Allegations of cover up

Article published Mar 22, 2006

Ex-nursing chief sues White Oak Manor
RACHEL E. LEONARD, Staff Writer

A former nursing director at a Spartanburg long-term care facility is seeking court relief on claims she was fired for refusing to help cover up a medication error that sent a resident into a brain-damaging insulin shock.

Management at White Oak Manor–Spartanburg warned Carol Hodge not to disclose the outcome of her investigation into the medication mistake to the S.C. Department of Health and Environmental Control or to the resident’s family, according to Hodge’s lawsuit, filed this month in Spartanburg County Court of Common Pleas. Hodge’s lawyer, Donald Coggins of Spartanburg, said Hodge’s superiors began finding problems with her work when she ignored those directives.

“She was told by her superiors because it was a medication error, it didn’t have to be reported and they would rather she didn’t,” he said.

Those allegations are false, said Doug Cecil, president

of White Oak Management Inc. Hodge mistreated co-workers, and the medication error was investigated and DHEC was notified, he said.

“Nothing was covered up,” Cecil said. “Everything was reported.”

Hodge began working at White Oak Manor, 295 Pearl St., in 1998 and was promoted to director of nursing two years later. She held that position until May 2004, when she was fired, the lawsuit states.
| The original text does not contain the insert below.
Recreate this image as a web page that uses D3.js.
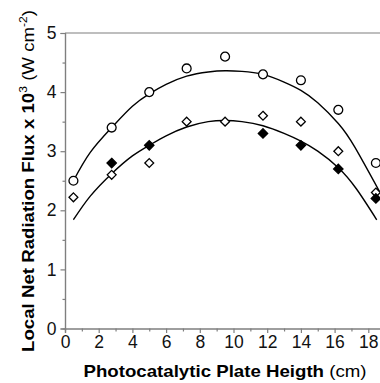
<!DOCTYPE html>
<html>
<head>
<meta charset="utf-8">
<script src="https://cdn.jsdelivr.net/npm/d3@7"></script>
<style>
  body { margin: 0; background: #fff; }
  svg { display: block; }
  text { font-family: "Liberation Sans", Arial, sans-serif; }
</style>
</head>
<body>
<div id="chart"></div>
<script>
// plate heights (cm) where the flux was measured
const heights = [0.5, 2.77, 5, 7.22, 9.5, 11.75, 14, 16.22, 18.45]

// open circles
const circleFlux = [2.5, 3.4, 4.0, 4.4, 4.6, 4.3, 4.2, 3.7, 2.8]
// open diamonds
const openDiamondFlux = [2.22, 2.6, 2.8, 3.5, 3.5, 3.6, 3.5, 3.0, 2.3]
// filled diamonds (only the visible ones)
const filledHeights = [2.77, 5, 11.75, 14, 16.22, 18.45]
const filledDiamondFlux = [2.8, 3.1, 3.3, 3.1, 2.7, 2.2]

// fitted curves
const upperFitX = [0.5, 1.5, 2.77, 4, 5, 6, 7.22, 8.5, 9.5, 10.5, 11.75, 13, 14, 15, 16.22, 17.2, 18.7]
const upperFitY = [2.5, 2.98, 3.4, 3.76, 3.97, 4.13, 4.27, 4.34, 4.36, 4.35, 4.3, 4.17, 4.03, 3.82, 3.47, 3.07, 2.3]
const lowerFitX = [0.5, 1.5, 2.77, 4, 5, 6, 7.22, 8.5, 9.5, 10.5, 11.75, 13, 14, 15, 16.22, 17.3, 18.5]
const lowerFitY = [1.84, 2.24, 2.62, 2.92, 3.1, 3.26, 3.41, 3.5, 3.52, 3.5, 3.43, 3.3, 3.17, 3.0, 2.72, 2.36, 1.84]

const xTicks = [0, 2, 4, 6, 8, 10, 12, 14, 16, 18]
const yTicks = [0, 1, 2, 3, 4, 5]

const width = 380
const height = 383
const marginLeft = 65, plotTop = 33, plotBottom = 328.5

const svg = d3.select("#chart")
    .append("svg")
    .attr("width", width)
    .attr("height", height)

const x = d3.scaleLinear().domain([0, 19]).range([marginLeft, marginLeft + 19 * 16.85])
const y = d3.scaleLinear().domain([0, 5]).range([plotBottom, plotTop])

const axisColor = "#7f7f7f"

// top frame line
svg.append("line")
    .attr("x1", x(0)).attr("x2", x(19))
    .attr("y1", y(5)).attr("y2", y(5))
    .attr("stroke", axisColor)
    .attr("stroke-width", 1.2)

// minor ticks
const xMinor = d3.axisBottom(x).tickValues(d3.range(1, 19, 2)).tickSize(3).tickFormat("")
const yMinor = d3.axisLeft(y).tickValues(d3.range(0.5, 5, 1)).tickSize(2.5).tickFormat("")

svg.append("g").attr("transform", `translate(0,${plotBottom})`).call(xMinor)
svg.append("g").attr("transform", `translate(${marginLeft},0)`).call(yMinor)

svg.append("g")
    .attr("transform", `translate(0,${plotBottom})`)
    .call(d3.axisBottom(x).tickValues(xTicks).tickSize(4.5).tickPadding(3).tickFormat(d3.format("d")))

svg.append("g")
    .attr("transform", `translate(${marginLeft},0)`)
    .call(d3.axisLeft(y).tickValues(yTicks).tickSize(4.5).tickPadding(4).tickFormat(d3.format("d")))

svg.selectAll(".domain").attr("stroke", axisColor).attr("stroke-width", 1.2)
svg.selectAll(".tick line").attr("stroke", axisColor).attr("stroke-width", 1.2)
svg.selectAll(".tick text")
    .attr("fill", "#111")
    .style("font-size", "17.5px")

// fitted curves
const line = d3.line()
    .x(d => x(d[0]))
    .y(d => y(d[1]))
    .curve(d3.curveNatural)

svg.append("path")
    .datum(d3.zip(upperFitX, upperFitY))
    .attr("d", line)
    .attr("fill", "none")
    .attr("stroke", "#000")
    .attr("stroke-width", 1.4)

svg.append("path")
    .datum(d3.zip(lowerFitX, lowerFitY))
    .attr("d", line)
    .attr("fill", "none")
    .attr("stroke", "#000")
    .attr("stroke-width", 1.4)

// markers
const circleSym = d3.symbol().type(d3.symbolCircle).size(62)
const openDiamondSym = d3.symbol().type(d3.symbolDiamond2).size(50)
const filledDiamondSym = d3.symbol().type(d3.symbolDiamond2).size(56)

svg.append("g").selectAll("path")
    .data(d3.zip(heights, circleFlux))
    .join("path")
    .attr("transform", d => `translate(${x(d[0])},${y(d[1])})`)
    .attr("d", circleSym)
    .attr("fill", "#fff")
    .attr("stroke", "#000")
    .attr("stroke-width", 1.3)

svg.append("g").selectAll("path")
    .data(d3.zip(heights, openDiamondFlux))
    .join("path")
    .attr("transform", d => `translate(${x(d[0])},${y(d[1])})`)
    .attr("d", openDiamondSym)
    .attr("fill", "#fff")
    .attr("stroke", "#000")
    .attr("stroke-width", 1.3)

svg.append("g").selectAll("path")
    .data(d3.zip(filledHeights, filledDiamondFlux))
    .join("path")
    .attr("transform", d => `translate(${x(d[0])},${y(d[1])})`)
    .attr("d", filledDiamondSym)
    .attr("fill", "#000")
    .attr("stroke", "#000")
    .attr("stroke-width", 1.3)

// axis titles
const xTitle = svg.append("text")
    .attr("x", 225)
    .attr("y", 376.5)
    .attr("text-anchor", "middle")
    .style("font-size", "17px")
    .attr("textLength", 283)
    .attr("lengthAdjust", "spacingAndGlyphs")
xTitle.append("tspan").style("font-weight", "bold").text("Photocatalytic Plate Heigth")
xTitle.append("tspan").text(" (cm)")

const yTitle = svg.append("text")
    .attr("transform", "translate(33.5,181) rotate(-90)")
    .attr("text-anchor", "middle")
    .style("font-size", "17px")
    .attr("textLength", 342)
    .attr("lengthAdjust", "spacingAndGlyphs")
yTitle.append("tspan").style("font-weight", "bold").text("Local Net Radiation Flux x 10")
yTitle.append("tspan").attr("dy", -7).style("font-size", "11px").text("3")
yTitle.append("tspan").attr("dy", 7).text(" (W cm")
yTitle.append("tspan").attr("dy", -7).style("font-size", "11px").text("-2")
yTitle.append("tspan").attr("dy", 7).text(")")
</script>
</body>
</html>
Hodge found employment elsewhere, but she claims White Oak management made false, derogatory statements about her to prospective employers during her job search.

Cecil said Hodge first filed a complaint with the S.C. Human Affairs Commission in May 2004, alleging age discrimination and hearing loss, not retaliatory discrimination. In November 2004 that agency issued a finding of “no cause.”

“I think she’s a disgruntled employee with us,” Cecil said. “Why, after 22 months, has there been a change in her story?”

The medication error involved resident Pearl Sinclair, who suffered acute hypoglycemia on May 2, 2004, when she was mistakenly injected with insulin she did not need. She died in 2005.

In November, a Spartanburg County jury ordered White Oak to pay Sinclair’s family more than $1 million in damages.

Hodge is suing on claims including wrongful termination and slander. She is seeking compensatory and punitive damages.